TASK INSTRUCTIONS »
Leave out every picture. Copy exactly the lines from the one holding "Output the web" through the one holding "const strokeOf = c".

Entries taken from a collection:
^^^^

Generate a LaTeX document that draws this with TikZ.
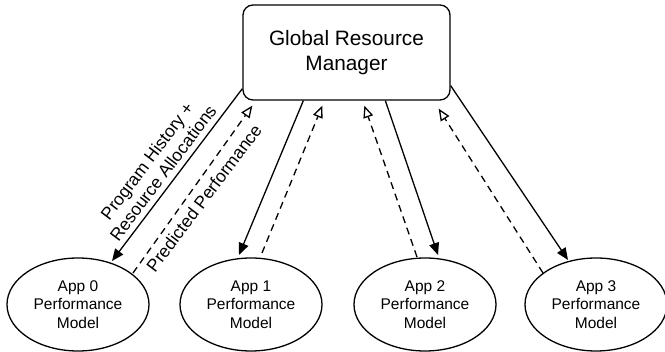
\documentclass[tikz,border=0pt]{standalone}
\usepackage{fontspec}
\setmainfont{Liberation Sans}
\usetikzlibrary{arrows.meta,shapes.geometric,calc}
\begin{document}
\begin{tikzpicture}[x=1pt,y=-1pt,
  mgr/.style={draw,line width=1.3pt,rounded corners=10pt,minimum width=207pt,minimum height=95pt,inner sep=0pt,align=center,font=\fontsize{20.8}{25}\selectfont},
  app/.style={draw,ellipse,line width=1.3pt,minimum width=142pt,minimum height=93pt,inner sep=0pt,align=center,font=\fontsize{15.5}{18.5}\selectfont},
  req/.style={line width=1.3pt,-{Triangle[length=12pt,width=10pt]}},
  resp/.style={line width=1.3pt,dash pattern=on 7pt off 5pt,-{Triangle[open,length=12pt,width=10pt,fill=white]}},
  lbl/.style={font=\fontsize{17.5}{20}\selectfont,align=center,rotate=53,inner sep=0pt}]
\useasboundingbox (0,0) rectangle (665,352);
\node[mgr] (gm) at (346.5,52.5) {Global Resource\\Manager};
\node[app] (a0) at (78,304.5) {App 0\\Performance\\Model};
\node[app] (a1) at (251,304.5) {App 1\\Performance\\Model};
\node[app] (a2) at (425,304.5) {App 2\\Performance\\Model};
\node[app] (a3) at (596,304.5) {App 3\\Performance\\Model};
% App 0
\draw[req] ($(gm.south west)+(0,-12)$) -- ($(a0.center)+(34,-43.5)$);
\draw[resp] ($(a0.center)+(55,-31.5)$) -- ($(gm.south west)+(10,5)$);
% App 1
\draw[req] ($(gm.south west)+(61,0)$) -- ($(a1.center)+(-12,-49.5)$);
\draw[resp] ($(a1.center)+(11,-51.5)$) -- ($(gm.south west)+(80,5)$);
% App 2
\draw[resp] ($(a2.center)+(-8,-47.5)$) -- ($(gm.south west)+(122,5)$);
\draw[req] ($(gm.south west)+(143,0)$) -- ($(a2.center)+(13,-49.5)$);
% App 3
\draw[resp] ($(a3.center)+(-53,-31.5)$) -- ($(gm.south east)+(-12,8)$);
\draw[req] ($(gm.south east)+(0,-15)$) -- ($(a3.center)+(-28,-44.5)$);
% labels
\node[lbl] (l1) at (155,167) {Program History +\\Resource Allocations};
\node[lbl] (l2) at (204,198) {Predicted Performance};
\end{tikzpicture}
\end{document}
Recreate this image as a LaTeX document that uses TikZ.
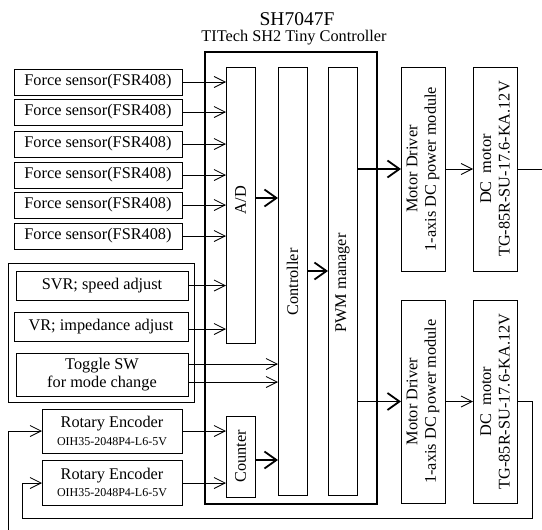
\documentclass[tikz,border=0pt]{standalone}
\usepackage{fontspec}
\setmainfont{Liberation Serif}
\usetikzlibrary{arrows.meta,calc}
\tikzset{
  box/.style={draw, line width=0.8pt, inner sep=0pt, outer sep=0pt, fill=white},
  txt/.style={inner sep=0pt, align=center, font=\fontsize{16.3}{18.5}\selectfont},
  vtxt/.style={txt, rotate=90},
  arr/.style={line width=0.8pt, -{Straight Barb[length=11pt,width=11pt,line width=0.8pt]}},
  tarr/.style={line width=1.8pt, -{Straight Barb[length=12pt,width=17pt,line width=1.8pt]}},
  wire/.style={line width=0.8pt},
}
\begin{document}
\begin{tikzpicture}[x=1pt,y=-1pt]
\useasboundingbox (0,0) rectangle (542,530);
% titles
\node[txt, font=\fontsize{19.5}{22}\selectfont] (title) at (297,19) {SH7047F};
\node[txt] (sub) at (294,38) {TITech SH2 Tiny Controller};
% main box
\node[draw, line width=1.9pt, minimum width=172pt, minimum height=452pt, inner sep=0pt] (main) at (291,278) {};
% sensors
\foreach \i/\y in {1/82,2/112,3/144,4/175,5/205,6/236}{
  \node[box, txt, minimum width=168pt, minimum height=26pt] (fs\i) at (98,\y) {Force sensor(FSR408)};
}
% group
\node[box, minimum width=186pt, minimum height=139pt] (grp) at (101,332.5) {};
\node[box, txt, minimum width=172pt, minimum height=29pt] (svr) at (102,285.5) {SVR; speed adjust};
\node[box, txt, minimum width=174pt, minimum height=29pt] (vr) at (101,326.5) {VR; impedance adjust};
\node[box, txt, minimum width=172pt, minimum height=43pt] (tog) at (102,374.5) {Toggle SW\\for mode change};
% encoders
\node[box, txt, minimum width=140pt, minimum height=44pt] (re1) at (112,431) {Rotary Encoder\\[-1pt]{\fontsize{12}{14}\selectfont OIH35-2048P4-L6-5V}};
\node[box, txt, minimum width=140pt, minimum height=45pt] (re2) at (112,482.5) {Rotary Encoder\\[-1pt]{\fontsize{12}{14}\selectfont OIH35-2048P4-L6-5V}};
% inner blocks
\node[box, minimum width=29pt, minimum height=276pt] (ad) at (240.5,205) {};
\node[vtxt] (adt) at (240.5,200) {A/D};
\node[box, minimum width=29pt, minimum height=428pt] (ctrl) at (292.5,281) {};
\node[vtxt] (ctrlt) at (292.5,282) {Controller};
\node[box, minimum width=29pt, minimum height=428pt] (pwm) at (342.5,281) {};
\node[vtxt] (pwmt) at (342.5,283) {PWM manager};
\node[box, minimum width=29pt, minimum height=81pt] (cnt) at (240.5,456.5) {};
\node[vtxt] (cntt) at (240.5,456.5) {Counter};
% drivers and motors
\node[box, minimum width=44pt, minimum height=204pt] (md1) at (423,169) {};
\node[vtxt] (md1t) at (md1.center) {Motor Driver\\1-axis DC power module};
\node[box, minimum width=44pt, minimum height=203pt] (md2) at (423,401.5) {};
\node[vtxt] (md2t) at (md2.center) {Motor Driver\\1-axis DC power module};
\node[box, minimum width=44pt, minimum height=204pt] (dc1) at (495,169) {};
\node[vtxt] (dc1t) at (dc1.center) {DC\ \ motor\\TG-85R-SU-17.6-KA.12V};
\node[box, minimum width=44pt, minimum height=203pt] (dc2) at (495,401.5) {};
\node[vtxt] (dc2t) at (dc2.center) {DC\ \ motor\\TG-85R-SU-17.6-KA.12V};
% arrows into A/D
\foreach \i in {1,...,6}{ \draw[arr] (fs\i.east) -- (ad.west |- fs\i.east); }
\draw[arr] (svr.east) -- (ad.west |- svr.east);
\coordinate (vro) at (188,329);
\draw[arr] (vro) -- (ad.west |- vro);
\coordinate (tga) at (188,364);
\coordinate (tgb) at (188,382);
\draw[arr] (tga) -- (ctrl.west |- tga);
\draw[arr] (tgb) -- (ctrl.west |- tgb);
\draw[arr] (re1.east) -- (cnt.west |- re1.east);
\coordinate (re2o) at (182,483);
\draw[arr] (re2o) -- (cnt.west |- re2o);
% thick internal
\coordinate (adout) at (255,198);
\draw[tarr] (ad.east |- adout) -- (ctrl.west |- adout);
\coordinate (cntout) at (255,460);
\draw[tarr] (cnt.east |- cntout) -- (ctrl.west |- cntout);
\coordinate (ctrlout) at (307,271);
\draw[tarr] (ctrl.east |- ctrlout) -- (pwm.west |- ctrlout);
\draw[tarr] (pwm.east |- md1.west) -- (md1.west);
\draw[tarr] (pwm.east |- md2.west) -- (md2.west);
% driver to motor
\draw[arr] (md1.east) -- (dc1.west);
\draw[arr] (md2.east) -- (dc2.west);
% feedback
\coordinate (out1) at (542,169);
\draw[wire] (dc1.east) -- (out1);
\coordinate (fbr) at (532,518);
\coordinate (fbl) at (22,518);
\coordinate (re2i) at (42,483);
\draw[arr] (dc2.east) -| (fbr) -- (fbl) |- (re2i);
\coordinate (in1) at (8,530);
\draw[arr] (in1) |- (re1.west);
\end{tikzpicture}
\end{document}
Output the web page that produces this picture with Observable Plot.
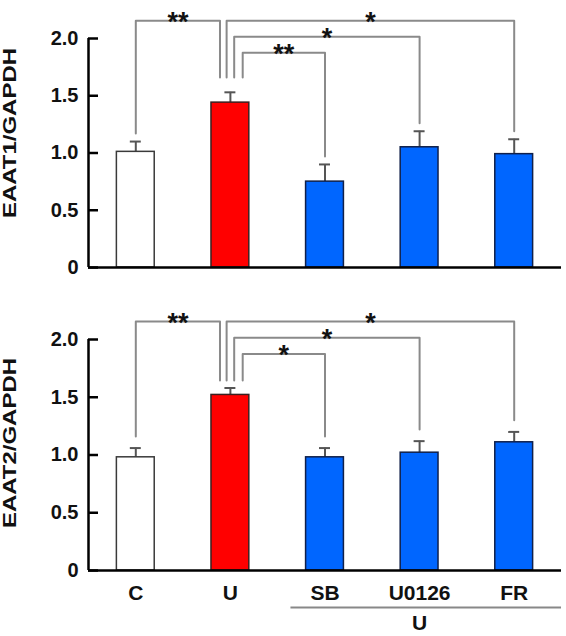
<!DOCTYPE html>
<html><head><meta charset="utf-8">
<script src="https://cdn.jsdelivr.net/npm/d3@7"></script>
<script src="https://cdn.jsdelivr.net/npm/@observablehq/plot@0.6"></script>
<style>
body{margin:0;background:#fff;}
#chart svg{display:block;}
</style></head><body><div id="chart"></div>
<script>
const categories = ["C", "U", "SB", "U0126", "FR"];
const eaat1 = [1.01, 1.44, 0.75, 1.05, 0.99];
const eaat1Err = [0.09, 0.09, 0.15, 0.14, 0.13];
const eaat2 = [0.98, 1.52, 0.98, 1.02, 1.11];
const eaat2Err = [0.08, 0.06, 0.08, 0.10, 0.09];
const comparisons = [["C", "U"], ["U", "FR"], ["U", "U0126"], ["U", "SB"]];
const stars1 = ["**", "*", "*", "**"];
const stars2 = ["**", "*", "*", "*"];
const yTicks = [0, 0.5, 1, 1.5, 2];
const yTickLabels = ["0", "0.5", "1.0", "1.5", "2.0"];
const groupLabel = "U";
const groupMembers = ["SB", "U0126", "FR"];

const FONT = "'Liberation Sans', Arial, sans-serif";
const x0 = -0.5, x1 = categories.length - 0.5;
const idx = c => categories.indexOf(c);
const fillOf = c => c === "C" ? "#ffffff" : c === "U" ? "#ff0000" : "#0066ff";
const strokeOf = c => c === "C" ? "#3a3a3a" : c === "U" ? "#3a2020" : "#10204a";

function panel({values, errs, stars, ylabel, height, marginTop, marginBottom, uLegEnd, legGap, showX, labelDy}) {
  const rows = categories.map((c, i) => ({c, i, v: values[i], e: errs[i]}));
  const uOff = [-0.11, -0.04, 0.04, 0.13];
  const levels = [2.155, 2.155, 2.015, 1.875];
  const brackets = comparisons.map(([a, b], k) => {
    const ia = idx(a), ib = idx(b);
    const xa = ia + (a === "U" ? uOff[k] : 0);
    const xb = ib + (b === "U" ? uOff[k] : 0);
    const ya = a === "U" ? uLegEnd : values[ia] + errs[ia] + legGap;
    const yb = b === "U" ? uLegEnd : values[ib] + errs[ib] + legGap;
    return {k, pts: [{x: xa, y: ya}, {x: xa, y: levels[k]}, {x: xb, y: levels[k]}, {x: xb, y: yb}],
            mid: (xa + xb) / 2, level: levels[k], star: stars[k]};
  });
  const bracketPts = brackets.flatMap(b => b.pts.map(p => ({...p, k: b.k})));
  const marks = [
    Plot.line(bracketPts, {x: "x", y: "y", z: "k", stroke: "#8a8a8a", strokeWidth: 2}),
    Plot.text(brackets, {x: "mid", y: "level", text: "star", fontSize: 27, fontWeight: "bold", lineAnchor: "bottom", dy: 10, fill: "#111"}),
    Plot.ruleX(rows, {x: "i", y1: "v", y2: d => d.v + d.e, stroke: "#555", strokeWidth: 2}),
    Plot.ruleY(rows, {x1: d => d.i - 0.058, x2: d => d.i + 0.058, y: d => d.v + d.e, stroke: "#555", strokeWidth: 2}),
    Plot.rectY(rows, {x1: d => d.i - 0.2, x2: d => d.i + 0.2, y1: 0, y2: "v", fill: d => fillOf(d.c), stroke: d => strokeOf(d.c), strokeWidth: 1.5}),
    Plot.ruleY([0], {x1: x0, x2: x1, stroke: "#000", strokeWidth: 2.5}),
    Plot.ruleX([x0], {y1: yTicks[0], y2: yTicks[yTicks.length - 1], stroke: "#000", strokeWidth: 2.5}),
    Plot.axisY({ticks: yTicks, tickFormat: d => yTickLabels[yTicks.indexOf(d)], tickSize: -10, tickPadding: 20,
      fontSize: 20, fontWeight: "bold", strokeWidth: 2.5, stroke: "#000", fill: "#111"}),
    Plot.text([ylabel], {frameAnchor: "left", textAnchor: "middle", dx: -78, dy: labelDy, rotate: -90, fontSize: 18, fontWeight: "bold", fill: "#111", className: "ylab"})
  ];
  if (showX) {
    const g0 = idx(groupMembers[0]), g1 = idx(groupMembers[groupMembers.length - 1]);
    marks.push(
      Plot.axisX({ticks: categories.map((c, i) => i), tickFormat: i => categories[i], tickSize: 0, tickPadding: 15,
        fontSize: 21, fontWeight: "bold", fill: "#111"}),
      Plot.ruleY([0], {x1: g0 - 0.36, x2: g1 + 0.5, dy: 37, stroke: "#888", strokeWidth: 2}),
      Plot.text([groupLabel], {x: (g0 + g1) / 2, y: 0, dy: 53, fontSize: 21, fontWeight: "bold", fill: "#111"})
    );
  }
  const svg = Plot.plot({
    width: 566, height, marginLeft: 88, marginRight: 5, marginTop, marginBottom,
    style: {fontFamily: FONT, background: "#fff", overflow: "visible"},
    x: {domain: [x0, x1], axis: null},
    y: {domain: [0, 2], axis: null},
    marks
  });
  d3.select(svg).selectAll(".ylab text").attr("textLength", 170).attr("lengthAdjust", "spacingAndGlyphs");
  return svg;
}

const chart = document.getElementById("chart");
chart.appendChild(panel({values: eaat1, errs: eaat1Err, stars: stars1, ylabel: "EAAT1/GAPDH", height: 300,
  marginTop: 38, marginBottom: 33, uLegEnd: 1.66, legGap: 0.07, showX: false, labelDy: -20}));
chart.appendChild(panel({values: eaat2, errs: eaat2Err, stars: stars2, ylabel: "EAAT2/GAPDH", height: 336,
  marginTop: 39, marginBottom: 66, uLegEnd: 1.645, legGap: 0.1, showX: true, labelDy: -12}));
</script></body></html>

^^^^

WRITTEN SOLUTION »
Output the web page that produces this picture with Observable Plot.
<!DOCTYPE html>
<html><head><meta charset="utf-8">
<script src="https://cdn.jsdelivr.net/npm/d3@7"></script>
<script src="https://cdn.jsdelivr.net/npm/@observablehq/plot@0.6"></script>
<style>
body{margin:0;background:#fff;}
#chart svg{display:block;}
</style></head><body><div id="chart"></div>
<script>
const categories = ["C", "U", "SB", "U0126", "FR"];
const eaat1 = [1.01, 1.44, 0.75, 1.05, 0.99];
const eaat1Err = [0.09, 0.09, 0.15, 0.14, 0.13];
const eaat2 = [0.98, 1.52, 0.98, 1.02, 1.11];
const eaat2Err = [0.08, 0.06, 0.08, 0.10, 0.09];
const comparisons = [["C", "U"], ["U", "FR"], ["U", "U0126"], ["U", "SB"]];
const stars1 = ["**", "*", "*", "**"];
const stars2 = ["**", "*", "*", "*"];
const yTicks = [0, 0.5, 1, 1.5, 2];
const yTickLabels = ["0", "0.5", "1.0", "1.5", "2.0"];
const groupLabel = "U";
const groupMembers = ["SB", "U0126", "FR"];

const FONT = "'Liberation Sans', Arial, sans-serif";
const x0 = -0.5, x1 = categories.length - 0.5;
const idx = c => categories.indexOf(c);
const fillOf = c => c === "C" ? "#ffffff" : c === "U" ? "#ff0000" : "#0066ff";
const strokeOf = c => c === "C" ? "#3a3a3a" : c === "U" ? "#3a2020" : "#10204a";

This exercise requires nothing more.